Peu de personnes peuvent forcer OpenAI à modifier la gouvernance de l'entreprise d'intelligence artificielle en crise, et le dirigeant de Microsoft, l'un de ses principaux bailleurs de fonds, n'en fait pas partie, selon des experts juridiques.

Le conseil d'administration de l'organisation à but non lucratif qui supervise le fabricant du populaire chatbot ChatGPT a provoqué une onde de choc dans la Silicon Valley vendredi en renvoyant brusquement le directeur général Sam Altman. La quasi-totalité des 700 employés de l'entreprise ont signé une lettre menaçant de démissionner si le conseil d'administration ne se retire pas, et le PDG de Microsoft, Satya Nadella, a appelé à des changements de gouvernance.

La tourmente a amené les investisseurs à peser leurs options juridiques et a illustré les divergences sur la manière dont cette technologie potentiellement perturbatrice peut être développée en toute sécurité.

Étant donné qu'il s'agit d'une organisation à but non lucratif, les seules personnes qui pourraient forcer le conseil d'administration actuel d'OpenAI à se retirer ou à changer sont les juges ou les procureurs généraux des États, a déclaré Alexander Reid, un avocat de BakerHostetler qui conseille les organisations à but non lucratif.

Les procureurs généraux supervisent et enquêtent sur les organisations à but non lucratif et disposent d'une grande latitude pour demander des réformes.

"Même s'ils ne vont pas au tribunal, leur simple présence permet généralement d'obtenir des résultats", a-t-il déclaré.

Les procureurs généraux peuvent tout mettre en œuvre, du changement de direction à la fermeture complète d'une organisation, généralement après avoir constaté des fraudes ou des conflits d'intérêts illégaux.

La société Hershey en est un exemple. Le trust qui contrôle le fabricant de bonbons a accepté en 2016 de remplacer certains membres du conseil d'administration après que le procureur général de Pennsylvanie a contesté les dépenses du trust.

Darryll Jones, professeur de droit à l'Université A&M de Floride, a déclaré que l'Internal Revenue Service des États-Unis est une autre source de responsabilité.

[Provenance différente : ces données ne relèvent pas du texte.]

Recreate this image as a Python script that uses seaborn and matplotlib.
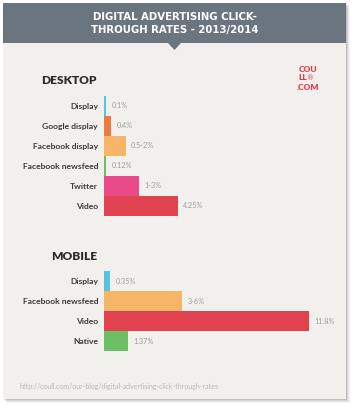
import matplotlib
matplotlib.use("Agg")
import matplotlib.pyplot as plt
import seaborn as sns
import pandas as pd
from matplotlib.patches import Rectangle, Polygon

# ---- data ----
desktop_cats = ["Display", "Google display", "Facebook display", "Facebook newsfeed", "Twitter", "Video"]
desktop_vals = [0.1, 0.4, 1.25, 0.12, 2.0, 4.25]
desktop_labels = ["0.1%", "0.4%", "0.5-2%", "0.12%", "1-3%", "4.25%"]
desktop_colors = ["#57c3e3", "#ee7b3e", "#f6b567", "#6cbf63", "#e84b88", "#e0434f"]

mobile_cats = ["Display", "Facebook newsfeed", "Video", "Native"]
mobile_vals = [0.35, 4.5, 11.8, 1.37]
mobile_labels = ["0.35%", "3-6%", "11.8%", "1.37%"]
mobile_colors = ["#57c3e3", "#f6b567", "#e0434f", "#6cbf63"]

title_lines = ["DIGITAL ADVERTISING CLICK-", "THROUGH RATES - 2013/2014"]
footer = "http://coull.com/our-blog/digital-advertising-click-through-rates"

sns.set_theme(style="white")
plt.rcParams["font.family"] = ["Lato", "DejaVu Sans"]

W, H = 356, 408
fig = plt.figure(figsize=(W / 100, H / 100), dpi=100)
fig.patch.set_facecolor("white")

# background / decoration axes in pixel coords
bg = fig.add_axes([0, 0, 1, 1])
bg.set_xlim(0, W)
bg.set_ylim(H, 0)
bg.axis("off")
# shadow
for i, a in enumerate([0.10, 0.08, 0.06, 0.04]):
    bg.add_patch(Rectangle((3 + i + 1, 3 + i + 1), 343, 396, facecolor="#000000", alpha=a, lw=0, zorder=0))
bg.add_patch(Rectangle((3, 3), 343, 396, facecolor="#f1f0ed", lw=0, zorder=1))
bg.add_patch(Rectangle((3, 3), 343, 40, facecolor="#6b7580", lw=0, zorder=2))
bg.add_patch(Polygon([(167.5, 42.5), (181.5, 42.5), (174.5, 50)], closed=True, facecolor="#6b7580", lw=0, zorder=2))
for yy, line in zip([16.5, 29.5], title_lines):
    bg.text(174.5, yy, line, color="white", fontsize=7.3, fontweight="bold", ha="center", va="center",
            zorder=3, family="DejaVu Sans")

bg.text(97, 80, "DESKTOP", color="#2b2b2b", fontsize=8.6, fontweight="heavy", ha="right", va="center", zorder=3)
bg.text(97, 257, "MOBILE", color="#2b2b2b", fontsize=8.6, fontweight="heavy", ha="right", va="center", zorder=3)

logo_red = "#e63a4d"
bg.text(298.5, 69.5, "COU", color=logo_red, fontsize=6.0, fontweight="heavy", ha="left", va="center", zorder=3)
bg.text(298.5, 78, "LL", color=logo_red, fontsize=6.0, fontweight="heavy", ha="left", va="center", zorder=3)
bg.text(306.5, 78, "\u00ae", color=logo_red, fontsize=5.0, ha="left", va="center", zorder=3, family="DejaVu Sans")
bg.text(296.5, 87, ".COM", color=logo_red, fontsize=6.0, fontweight="heavy", ha="left", va="center", zorder=3)

bg.text(20, 386, footer, color="#b9b8b5", fontsize=5.0, ha="left", va="center", zorder=3)


def bar_axes(top, n, cats, vals, labels, colors):
    left_px, width_px = 104, 208
    h_px = 20 * n
    ax = fig.add_axes([left_px / W, (H - top - h_px) / H, width_px / W, h_px / H])
    ax.set_facecolor("none")
    ax.set_zorder(5)
    df = pd.DataFrame({"cat": cats, "val": vals})
    sns.barplot(data=df, x="val", y="cat", hue="cat", palette=colors, orient="h",
                width=1.0, legend=False, ax=ax, linewidth=0, saturation=1)
    ax.set_xlim(0, 12)
    ax.set_ylim(n - 0.5, -0.5)
    for c, lab in zip(ax.containers, labels):
        ax.bar_label(c, labels=[lab], padding=4.0, fontsize=5.2, color="#9d9c99")
    ax.set_xlabel("")
    ax.set_ylabel("")
    ax.set_xticks([])
    ax.tick_params(axis="y", length=0, pad=4.3, labelsize=6.1, labelcolor="#3a3a3a")
    for t in ax.get_yticklabels():
        t.set_fontweight("bold")
    for s in ax.spines.values():
        s.set_visible(False)
    return ax


bar_axes(96, 6, desktop_cats, desktop_vals, desktop_labels, desktop_colors)
bar_axes(271, 4, mobile_cats, mobile_vals, mobile_labels, mobile_colors)

fig.savefig("out.png", dpi=100, facecolor=fig.get_facecolor())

"Il existe un grand nombre d'études indiquant que l'application de la loi par les organisations à but non lucratif est très insuffisante, mais dans l'ensemble, les organisations à but non lucratif s'auto-contrôlent assez bien, ne serait-ce que pour éviter les scandales qui auraient un impact sur les dons", a-t-il déclaré.

La branche à but lucratif d'OpenAI était sous le contrôle total d'une organisation à but non lucratif, un arrangement destiné à éviter que les décisions concernant une technologie potentiellement puissante ne soient motivées par l'appât du gain.

De ce fait, les investisseurs qui ont investi collectivement des milliards de dollars dans la startup se heurtent à des obstacles pour poursuivre le conseil d'administration à la suite du licenciement d'Altman, bien que des sources aient déclaré à Reuters que certains d'entre eux envisageaient une action en justice.

Selon les statuts d'OpenAI, seuls les administrateurs peuvent révoquer ou élire de nouveaux membres du conseil d'administration. Cet arrangement, connu sous le nom de conseil d'administration auto-perpétué, est très courant dans le monde des organisations à but non lucratif, a déclaré M. Reid.

Le conseil d'administration compte actuellement quatre membres : trois administrateurs indépendants et le scientifique en chef d'OpenAI, Ilya Sutskever. Ce dernier a travaillé avec les autres membres du conseil pour écarter M. Altman et l'ancien président Greg Brockman, mais il a depuis déclaré qu'il "regrettait profondément" cette action.

En dehors des autorités gouvernementales, Sutskever est peut-être désormais la seule personne en mesure de contester officiellement la décision du conseil d'administration.

Les membres du conseil d'administration peuvent poursuivre d'autres membres du conseil, directement ou au nom de l'organisation, pour avoir manqué à leurs devoirs, a déclaré M. Reid.

Mais en général, de telles batailles judiciaires ne sont menées que lorsqu'il y a suspicion de malversation liée aux dépenses ou à la rémunération, a-t-il ajouté.

Dans les conflits concernant la direction ou le contrôle de l'organisation, la solution la plus courante est la scission de l'organisation.

"Vous créez simplement une autre organisation à but non lucratif qui fait les choses légèrement différemment", a-t-il déclaré.

OpenAI a déjà survécu à une telle rupture.

Les cofondateurs d'Anthropic, qui étaient également cadres chez OpenAI jusqu'en 2020, avaient rompu avec leur employeur en raison de désaccords sur la manière d'assurer la sécurité du développement et de la gouvernance de l'IA.

La question de savoir si OpenAI survivra à la rupture entre son conseil d'administration et ses employés sera probablement tranchée dans les prochains jours.